The surprise was how little information there seemed to be about how we could keep her motivated, positive, and focused on building an independent and successful life once she wasn’t in the school system any more. And realising that if we failed her – through ignorance, inability or just plain human fallibility – there really didn’t seem to be a safety net.
I needed to find out for myself what was out there. I wanted to talk to other people in the same situation about their experiences, and share their stories. And I wanted to look at how other countries tackle the same issues. Are we really prepared to carry the social and economic burden of supporting able and intelligent young people throughout their lives, just because the systems we’ve developed don’t or can’t or won’t meet their needs?
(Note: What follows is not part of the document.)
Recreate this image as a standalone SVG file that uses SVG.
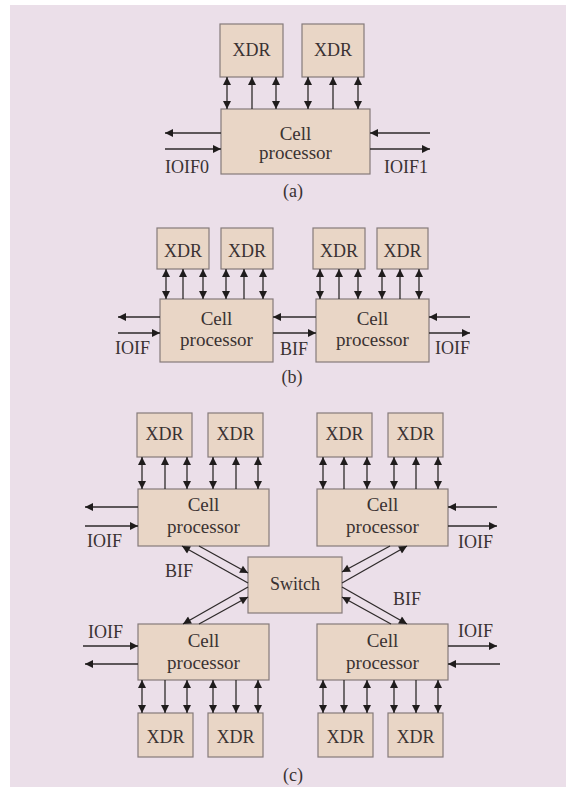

That can’t be allowed to happen. Not quietly, at any rate.
I shared my thoughts with as many people as I could track down in my spare time. I buttonholed them at colleagues’ leaving parties. I bribed them to speak to me by buying lunch. I spoke to academics, policy developers, health and education professionals, and other parents. The response was always more or less the same: “This is important, and well worth doing”.
By the time we sat down to that glass of wine, the biggest question for me was how to make it happen.